▶ REQUEST: Write out the whole of the material exactly.

▶ COLLECTED DATA:
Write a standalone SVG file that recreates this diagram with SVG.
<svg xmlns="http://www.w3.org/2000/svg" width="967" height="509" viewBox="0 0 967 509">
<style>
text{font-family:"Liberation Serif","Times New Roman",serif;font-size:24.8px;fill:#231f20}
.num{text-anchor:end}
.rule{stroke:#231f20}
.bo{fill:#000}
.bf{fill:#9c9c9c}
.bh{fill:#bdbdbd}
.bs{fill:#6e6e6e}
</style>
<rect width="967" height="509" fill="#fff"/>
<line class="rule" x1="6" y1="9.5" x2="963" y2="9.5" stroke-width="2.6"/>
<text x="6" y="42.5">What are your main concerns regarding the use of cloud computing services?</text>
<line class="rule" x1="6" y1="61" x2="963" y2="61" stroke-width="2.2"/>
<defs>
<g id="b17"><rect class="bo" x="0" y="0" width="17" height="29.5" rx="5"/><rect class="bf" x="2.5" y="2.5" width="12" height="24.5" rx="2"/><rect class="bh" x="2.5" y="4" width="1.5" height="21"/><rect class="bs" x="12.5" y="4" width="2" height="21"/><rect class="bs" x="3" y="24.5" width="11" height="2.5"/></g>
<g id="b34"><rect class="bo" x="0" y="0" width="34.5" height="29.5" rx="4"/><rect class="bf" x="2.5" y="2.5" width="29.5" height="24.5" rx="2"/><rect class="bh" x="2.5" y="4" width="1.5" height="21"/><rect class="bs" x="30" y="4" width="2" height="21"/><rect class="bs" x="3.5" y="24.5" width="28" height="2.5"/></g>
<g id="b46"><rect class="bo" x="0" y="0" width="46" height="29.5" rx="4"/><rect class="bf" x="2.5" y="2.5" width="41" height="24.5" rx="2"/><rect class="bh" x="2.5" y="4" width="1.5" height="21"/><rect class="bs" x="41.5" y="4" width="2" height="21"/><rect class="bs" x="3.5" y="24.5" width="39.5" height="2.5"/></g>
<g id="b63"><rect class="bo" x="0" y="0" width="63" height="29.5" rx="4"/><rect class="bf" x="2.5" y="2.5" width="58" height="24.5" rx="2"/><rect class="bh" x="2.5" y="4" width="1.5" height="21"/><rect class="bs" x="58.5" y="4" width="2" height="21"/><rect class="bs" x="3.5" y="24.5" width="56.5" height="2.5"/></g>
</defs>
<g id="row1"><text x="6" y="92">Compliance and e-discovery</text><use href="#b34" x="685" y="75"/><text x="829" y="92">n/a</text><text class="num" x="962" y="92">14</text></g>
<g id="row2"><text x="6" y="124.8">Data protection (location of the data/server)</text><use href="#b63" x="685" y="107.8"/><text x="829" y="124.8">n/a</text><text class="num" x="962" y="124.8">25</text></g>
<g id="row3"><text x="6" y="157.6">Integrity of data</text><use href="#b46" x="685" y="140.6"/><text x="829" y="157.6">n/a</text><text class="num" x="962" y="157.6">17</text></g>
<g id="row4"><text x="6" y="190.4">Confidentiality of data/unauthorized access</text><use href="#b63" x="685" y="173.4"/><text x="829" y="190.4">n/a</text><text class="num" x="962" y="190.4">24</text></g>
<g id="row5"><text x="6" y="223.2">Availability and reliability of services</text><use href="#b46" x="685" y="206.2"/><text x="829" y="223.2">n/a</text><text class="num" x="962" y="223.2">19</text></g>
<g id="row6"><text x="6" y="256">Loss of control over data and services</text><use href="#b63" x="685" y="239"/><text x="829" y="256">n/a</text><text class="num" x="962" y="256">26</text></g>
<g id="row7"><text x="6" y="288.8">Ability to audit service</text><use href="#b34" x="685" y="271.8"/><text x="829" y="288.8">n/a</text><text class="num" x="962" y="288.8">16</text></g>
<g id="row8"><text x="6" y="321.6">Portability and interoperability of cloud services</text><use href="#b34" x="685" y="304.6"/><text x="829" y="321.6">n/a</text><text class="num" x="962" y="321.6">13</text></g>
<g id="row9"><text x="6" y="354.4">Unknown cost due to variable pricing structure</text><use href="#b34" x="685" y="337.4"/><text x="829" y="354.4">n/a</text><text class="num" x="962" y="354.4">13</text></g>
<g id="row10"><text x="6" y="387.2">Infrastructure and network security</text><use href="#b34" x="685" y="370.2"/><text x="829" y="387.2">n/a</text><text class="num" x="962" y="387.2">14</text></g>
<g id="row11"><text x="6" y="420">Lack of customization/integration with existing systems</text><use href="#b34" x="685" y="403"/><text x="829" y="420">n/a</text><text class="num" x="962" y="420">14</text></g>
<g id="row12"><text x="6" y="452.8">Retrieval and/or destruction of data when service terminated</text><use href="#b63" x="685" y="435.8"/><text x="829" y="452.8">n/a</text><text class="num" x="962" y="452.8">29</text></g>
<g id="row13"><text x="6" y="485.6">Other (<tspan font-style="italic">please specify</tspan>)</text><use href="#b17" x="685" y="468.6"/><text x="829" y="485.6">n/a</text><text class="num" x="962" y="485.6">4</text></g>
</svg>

▶ SOLUTION FOR THIS PROBLEM:
Write a standalone SVG file that recreates this diagram with SVG.
<svg xmlns="http://www.w3.org/2000/svg" width="967" height="509" viewBox="0 0 967 509">
<style>
text{font-family:"Liberation Serif","Times New Roman",serif;font-size:24.8px;fill:#231f20}
.num{text-anchor:end}
.rule{stroke:#231f20}
.bo{fill:#000}
.bf{fill:#9c9c9c}
.bh{fill:#bdbdbd}
.bs{fill:#6e6e6e}
</style>
<rect width="967" height="509" fill="#fff"/>
<line class="rule" x1="6" y1="9.5" x2="963" y2="9.5" stroke-width="2.6"/>
<text x="6" y="42.5">What are your main concerns regarding the use of cloud computing services?</text>
<line class="rule" x1="6" y1="61" x2="963" y2="61" stroke-width="2.2"/>
<defs>
<g id="b17"><rect class="bo" x="0" y="0" width="17" height="29.5" rx="5"/><rect class="bf" x="2.5" y="2.5" width="12" height="24.5" rx="2"/><rect class="bh" x="2.5" y="4" width="1.5" height="21"/><rect class="bs" x="12.5" y="4" width="2" height="21"/><rect class="bs" x="3" y="24.5" width="11" height="2.5"/></g>
<g id="b34"><rect class="bo" x="0" y="0" width="34.5" height="29.5" rx="4"/><rect class="bf" x="2.5" y="2.5" width="29.5" height="24.5" rx="2"/><rect class="bh" x="2.5" y="4" width="1.5" height="21"/><rect class="bs" x="30" y="4" width="2" height="21"/><rect class="bs" x="3.5" y="24.5" width="28" height="2.5"/></g>
<g id="b46"><rect class="bo" x="0" y="0" width="46" height="29.5" rx="4"/><rect class="bf" x="2.5" y="2.5" width="41" height="24.5" rx="2"/><rect class="bh" x="2.5" y="4" width="1.5" height="21"/><rect class="bs" x="41.5" y="4" width="2" height="21"/><rect class="bs" x="3.5" y="24.5" width="39.5" height="2.5"/></g>
<g id="b63"><rect class="bo" x="0" y="0" width="63" height="29.5" rx="4"/><rect class="bf" x="2.5" y="2.5" width="58" height="24.5" rx="2"/><rect class="bh" x="2.5" y="4" width="1.5" height="21"/><rect class="bs" x="58.5" y="4" width="2" height="21"/><rect class="bs" x="3.5" y="24.5" width="56.5" height="2.5"/></g>
</defs>
<g id="row1"><text x="6" y="92">Compliance and e-discovery</text><use href="#b34" x="685" y="75"/><text x="829" y="92">n/a</text><text class="num" x="962" y="92">14</text></g>
<g id="row2"><text x="6" y="124.8">Data protection (location of the data/server)</text><use href="#b63" x="685" y="107.8"/><text x="829" y="124.8">n/a</text><text class="num" x="962" y="124.8">25</text></g>
<g id="row3"><text x="6" y="157.6">Integrity of data</text><use href="#b46" x="685" y="140.6"/><text x="829" y="157.6">n/a</text><text class="num" x="962" y="157.6">17</text></g>
<g id="row4"><text x="6" y="190.4">Confidentiality of data/unauthorized access</text><use href="#b63" x="685" y="173.4"/><text x="829" y="190.4">n/a</text><text class="num" x="962" y="190.4">24</text></g>
<g id="row5"><text x="6" y="223.2">Availability and reliability of services</text><use href="#b46" x="685" y="206.2"/><text x="829" y="223.2">n/a</text><text class="num" x="962" y="223.2">19</text></g>
<g id="row6"><text x="6" y="256">Loss of control over data and services</text><use href="#b63" x="685" y="239"/><text x="829" y="256">n/a</text><text class="num" x="962" y="256">26</text></g>
<g id="row7"><text x="6" y="288.8">Ability to audit service</text><use href="#b34" x="685" y="271.8"/><text x="829" y="288.8">n/a</text><text class="num" x="962" y="288.8">16</text></g>
<g id="row8"><text x="6" y="321.6">Portability and interoperability of cloud services</text><use href="#b34" x="685" y="304.6"/><text x="829" y="321.6">n/a</text><text class="num" x="962" y="321.6">13</text></g>
<g id="row9"><text x="6" y="354.4">Unknown cost due to variable pricing structure</text><use href="#b34" x="685" y="337.4"/><text x="829" y="354.4">n/a</text><text class="num" x="962" y="354.4">13</text></g>
<g id="row10"><text x="6" y="387.2">Infrastructure and network security</text><use href="#b34" x="685" y="370.2"/><text x="829" y="387.2">n/a</text><text class="num" x="962" y="387.2">14</text></g>
<g id="row11"><text x="6" y="420">Lack of customization/integration with existing systems</text><use href="#b34" x="685" y="403"/><text x="829" y="420">n/a</text><text class="num" x="962" y="420">14</text></g>
<g id="row12"><text x="6" y="452.8">Retrieval and/or destruction of data when service terminated</text><use href="#b63" x="685" y="435.8"/><text x="829" y="452.8">n/a</text><text class="num" x="962" y="452.8">29</text></g>
<g id="row13"><text x="6" y="485.6">Other (<tspan font-style="italic">please specify</tspan>)</text><use href="#b17" x="685" y="468.6"/><text x="829" y="485.6">n/a</text><text class="num" x="962" y="485.6">4</text></g>
</svg>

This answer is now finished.